REJECTION
REJECTION of dust and other deviant dangers plays an important role in maintaining the illusion of order. Completely Dusty is composed of structure provided by benandsebastian and dust provided by Thorvaldsen’s Museum in Copenhagen. The work takes inspiration from Thorvaldsen’s plaster sculptures, whose porous surfaces are stained by decades of dust.
Completely Dusty has not reached its full potential without the time taken for dust to settle into its underlying surfaces. The piece’s grooved walnut latticework and leather bindings both harbour dust and are fragile enough to be threatened by the delicate use of a feather duster. While dust slowly unsettles the piece’s obsessive order, attempting to thoroughly clean the piece would most likely lead to the work’s collapse. The piece both accommodates and defends the dust that we try to eliminate from our lives through clean lines and frictionless surfaces.
A R T I S T
“We’re intrigued by plaster casts as open works. They tend to have a lower status than their bronze equivalents, not just because of their lower weight and cost of production, but also because the plaster cast retains a preliminary, unfinished and permeable quality. The sculptures at Thorvaldsen’s Museum have been infiltrated by generations of airborne particles, from times when Copenhagen’s air was thick with coal dust. To be fully cleaned the sculptures would have to be washed, but this would be to destroy the work as it would remove the sculptures’ skin, which is a hybrid consisting both of sculptural material and layers of dust particles that have become incorporated over time. With ‘Completely Dusty’ we wanted to produce an open work that, by resisting cleaning through its fragile and inaccessible construction, would gradually incorporate the disorderly influence of dust within its own obsessive order.”
M U S E U M
“Whether dancing in sunbeams or lightly powdering the exhibits in a museum vitrine, dust is time made visible. It permeates any artefact, blurring its contours and borders, making it virtually impossible to say where the artefact stops and where the outside world begins. The coarse dust, from five microns in size, that the human eye can see unassisted, creates a powdery layer acting as a temporal veil between the observer and the observed. This velvety exoskeleton has us reaching for mops and buckets in recurring attempts to reset the clocks. Although quickening the inevitable decay of the object it settles on, dust can also imbue it with a certain stateliness or gravitas. If not left to settle too deeply it somehow enhances the artefact status of a sculpture or a brittle chair, underlining the fact that these things exist in a privileged world apart. But the difference between privilege and abjection may be only a few percent’s dust coverage. Dust really is the gentlest form of ruination possible”
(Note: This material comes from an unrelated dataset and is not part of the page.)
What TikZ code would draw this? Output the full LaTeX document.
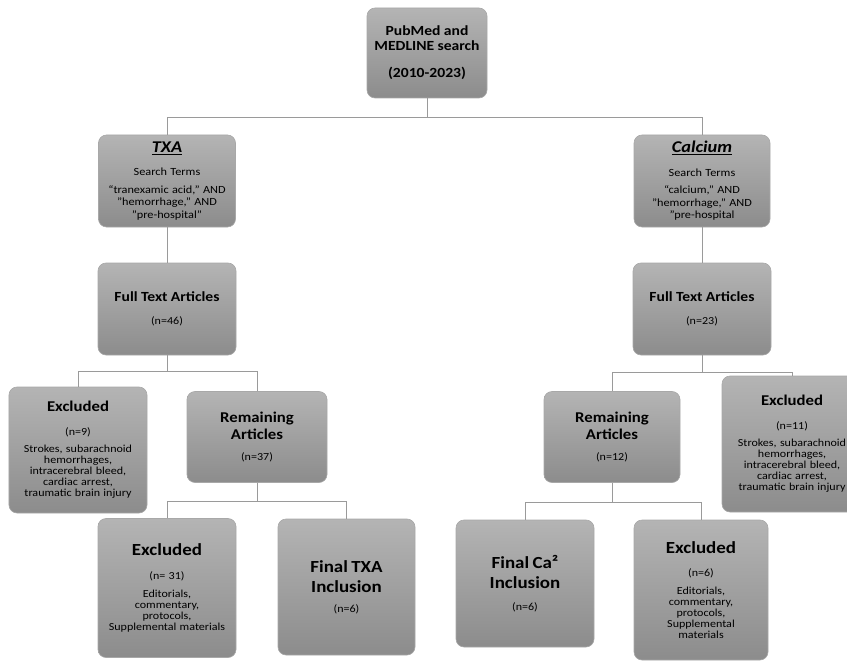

“When the big girls “good for anything” arm themselves, each morning, with a big feather duster or even with a vacuum cleaner, they are perhaps not entirely ignorant that they contribute as much as the most positive savants to keeping off the evil phantoms that sicken cleanliness and logic.
GEORGES BATAILLE
A R T E F A C T D E T A I L S
Dust in dustbag
(2012)
20cm x 20cm x 16cm
paper, cardboard, dust
paper vacuum cleaner bag containing fine dust
The dust in this bag is from a backpack vacuum cleaner used to clean the plaster sculptures at Thorvaldsen’s Museum. The striking building on Slotsholmen, designed by the architect Bindesbøll, opened in 1848 making it the oldest original museum building in Copenhagen. It is also a mausoleum, housing the artist’s remains in a subterranean crypt in the inner courtyard.
Coal dust and wood smoke began settling in the curly locks, rotund buttocks and high relief prancing horses so lovingly crafted by the neo-classicist sculptor even before they left his Roman workshop. Contemporary museum dust as in this particular bag consists mainly of hair and skin cells and textile fibres from museum visitors’ bodies and clothing. Since we shed more dust when we move suddenly or quickly, it is desirable for museums to design smooth routes through their collections, thereby minimising the dust shed and the chemical damage it creates and assists.
‘The work of the collaborative artist practice, benandsebastian, teeters on a cusp between designed physicality and intangible theories of the mind. Trained in architecture and theoretically versed, their sculptures take on elaborate mechanics and boast intricate detailing, yet speak to vast philosophical and sociological systems. It is impossible to concretely anchor their work, an elusiveness made evident in their recent exhibition at the Designmuseum Danmark, ‘Phantom Limbs’.
Embedded directly within the permanent collection and specifically paired with unexpected inventory from Copenhagen’s Medical Museum, National Museum and the attics of Designmuseum Danmark, their work becomes not only the sculptures on display, but the myriad relationships made between context and object, between body and limb. Evoking the medical sense of phantom limbs, where an amputee still feels the presence of the absent limb, benandsebastian navigate the museum context and call into question the assumed wholeness we expect, perceive and viscerally feel.’